Eccomi a scrivere di notte svegliato dall’insonnia

Eccomi a scrivere di notte svegliato dall’insonnia. Con cadenza mensile capita mi svegli verso l’una e, fino allo spuntar del sole, rimango vittima di una veglia inopportuna. Almeno stanotte riesco a dare un senso compiuto ai pensieri pigiando i polpastrelli sulla tastiera. Molti dei miei racconti nascono nelle notti insonni per poi, al mattino seguente, rimanere idee sconclusionate nella sintassi. Pezzi illogici di storie scarabocchiate su fogli rigati, oppure ricreate attraverso la mediazione del monitor. Comunque sia, è l’una, e sono sveglio.

La guancia sinistra è rigata da una lacrima. Quell’unica goccia ha lasciato un solco che se ne andrà via con dell’acqua gelida. È la traccia che i sogni, elaborati nelle poche ore di sonno, percorrono per poi svanire nel ricordo annebbiato del risveglio. È una lacrima solitaria che mi tiene compagnia, e di dormire, non se ne parla. Con il monitor acceso, e le parole che si susseguono cercando di stare al passo con i lampi del pensiero, ascolto uno di quegli album che riservo per la notte. Musica da ascoltare quando l’oscurità è alta, e il silenzio del mondo è una carezza di raso vellutato.

Il mese scorso, in una notte simile a questa, cercavo di entrare in sintonia con un gatto dal pelo rosso. Se ne stava seduto sul marciapiede di fronte e miagolava nella mia direzione intavolando un discorso nella sua lingua ignota. Sorseggiando il caffè, emettevo quei versetti idioti che chiunque produce quando si trova al cospetto di un gatto. Poi un urlo persistente ha interrotto quel nostro intimo dialogare.

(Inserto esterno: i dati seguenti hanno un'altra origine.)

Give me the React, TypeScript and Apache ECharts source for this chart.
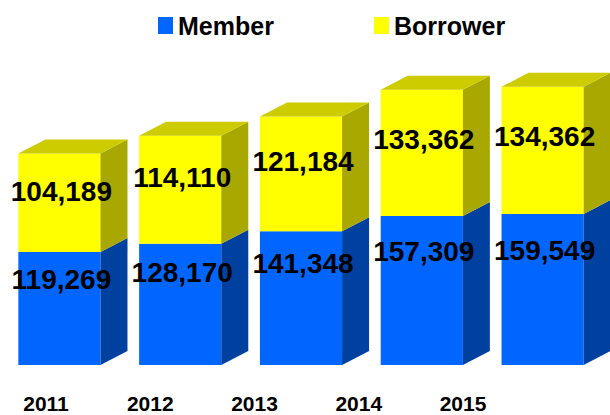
import React, { useEffect, useRef } from "react";
import * as echarts from "echarts";

const years = ["2011", "2012", "2013", "2014", "2015"];
const member = [119269, 128170, 141348, 157309, 159549];
const borrower = [104189, 114110, 121184, 133362, 134362];

const COLORS = {
  member: { front: "#0066ff", side: "#0041a0", top: "#0052cc" },
  borrower: { front: "#ffff00", side: "#a8a800", top: "#cccc00" },
};

const DX = 27;
const DY = 14;
const FONT = "'Liberation Sans', Arial, sans-serif";

function makeRender(kind: "member" | "borrower") {
  const c = COLORS[kind];
  return (params: any, api: any) => {
    const idx = api.value(0);
    const base = api.value(1);
    const top = api.value(2);
    const p0 = api.coord([idx, base]);
    const p1 = api.coord([idx, top]);
    const band = api.size([1, 0])[0];
    const w = band * 0.68;
    const cx = p0[0] - 1;
    const x0 = cx - w / 2;
    const x1 = cx + w / 2;
    const yb = p0[1];
    const yt = p1[1];
    const h = yb - yt;
    const children: any[] = [
      {
        type: "rect",
        shape: { x: x0, y: yt, width: w, height: h },
        style: { fill: c.front },
      },
      {
        type: "polygon",
        shape: {
          points: [
            [x1, yb],
            [x1 + DX, yb - DY],
            [x1 + DX, yt - DY],
            [x1, yt],
          ],
        },
        style: { fill: c.side },
      },
    ];
    if (kind === "borrower") {
      children.push({
        type: "polygon",
        shape: {
          points: [
            [x0, yt],
            [x0 + DX, yt - DY],
            [x1 + DX, yt - DY],
            [x1, yt],
          ],
        },
        style: { fill: c.top },
      });
    }
    const val = top - base;
    const ly = kind === "member" ? yt + h * 0.24 : yt + h * 0.39;
    children.push({
      type: "text",
      style: {
        text: val.toLocaleString("en-US"),
        x: cx + 2,
        y: ly,
        align: "center",
        verticalAlign: "middle",
        fill: "#000",
        font: `bold 28px ${FONT}`,
      },
    });
    return { type: "group", children };
  };
}

export default function App() {
  const ref = useRef<HTMLDivElement>(null);
  useEffect(() => {
    if (!ref.current) return;
    const chart = echarts.init(ref.current, undefined, { renderer: "svg" });
    const memberData = years.map((_, i) => [i, 0, member[i]]);
    const borrowerData = years.map((_, i) => [i, member[i], member[i] + borrower[i]]);
    const legendText = { fontFamily: FONT, fontWeight: "bold", fontSize: 25, color: "#000" };
    chart.setOption({
      animation: false,
      backgroundColor: "#ffffff",
      legend: [
        {
          data: ["Member"],
          left: 153,
          top: 8,
          icon: "rect",
          itemWidth: 15,
          itemHeight: 17,
          textStyle: legendText,
        },
        {
          data: ["Borrower"],
          left: 369,
          top: 8,
          icon: "rect",
          itemWidth: 15,
          itemHeight: 17,
          textStyle: legendText,
        },
      ],
      grid: [
        { left: 0, right: 6, top: 10, bottom: 50 },
        { left: 46, right: 147, top: 10, bottom: 50 },
      ],
      xAxis: [
        {
          type: "category",
          gridIndex: 0,
          data: years,
          boundaryGap: true,
          axisLine: { show: false },
          axisTick: { show: false },
          axisLabel: { show: false },
        },
        {
          type: "category",
          gridIndex: 1,
          data: years,
          boundaryGap: false,
          axisLine: { show: false },
          axisTick: { show: false },
          axisLabel: {
            margin: 28,
            fontFamily: FONT,
            fontWeight: "bold",
            fontSize: 21,
            color: "#000",
          },
        },
      ],
      yAxis: [
        { type: "value", gridIndex: 0, min: 0, max: 375000, show: false },
        { type: "value", gridIndex: 1, min: 0, max: 375000, show: false },
      ],
      series: [
        {
          name: "Member",
          type: "custom",
          xAxisIndex: 0,
          yAxisIndex: 0,
          itemStyle: { color: COLORS.member.front },
          renderItem: makeRender("member"),
          encode: { x: 0, y: [1, 2] },
          data: memberData,
        },
        {
          name: "Borrower",
          type: "custom",
          xAxisIndex: 0,
          yAxisIndex: 0,
          itemStyle: { color: COLORS.borrower.front },
          renderItem: makeRender("borrower"),
          encode: { x: 0, y: [1, 2] },
          data: borrowerData,
        },
      ],
    });
    return () => chart.dispose();
  }, []);
  return <div ref={ref} style={{ width: 610, height: 415, position: "absolute", left: 0, top: 0 }} />;
}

«Va via» urlava un’anziana dalla casa di riposo nascosta dagli alberi. Io e il gatto ci siamo girati verso la provenienza del lamento disperato, ascoltando rapiti la supplica della donna. Solo nel momento in cui il felino ha deciso di viversi la notte nella casa diroccata lì vicino, sono riuscito a chiudere la finestra e accendere lo stereo per coprire il lamento. Al mattino, dopo aver sonnecchiato poco più di un’ora, credevo d’aver scordato il gatto e le grida. Per me erano divenuti classici avvenimenti insignificanti che colleziono nelle notti insonni per poi lasciare si riempiano di polvere in qualche scatolone nella soffitta della mia memoria. Fu il carro funebre, che incrociai mentre andavo al mercato, a sbattermi in faccia un gelido ceffone. Percorreva il viale della casa di riposo, alla velocità che meglio si addice a mezzi progettati per quell’unico scopo, dirigendosi verso la palazzina incriminata.

«La vecchia ha visto la morte». La mente mi martellava con questi stupidi pensieri, e un brivido bastardo passeggiava lungo la spina dorsale punzecchiando ogni mia vertebra. E provai a scrivere di getto quelle sensazioni per trovare conforto nei raggi solari, ma alla luce diurna le sensazioni provate mi parvero false e sconclusionate come molti dei miei racconti. Ho dovuto attendere l’ennesima notte di veglia per riprodurre questa piccola vicenda sulla tastiera ma, nonostante i pensieri abbiano acquisito consistenza, l’incompiutezza continua a tormentare i ricordi.

Ed eccomi a scrivere di notte in compagnia dell’insonnia. Sono circa le tre, e Spirit of sorrow continua a riempire la mia notte. I polpastrelli si sono sbizzarriti con la tastiera e forse domattina avrò dimenticato questo scritto pubblicato in questa notte di fine estate.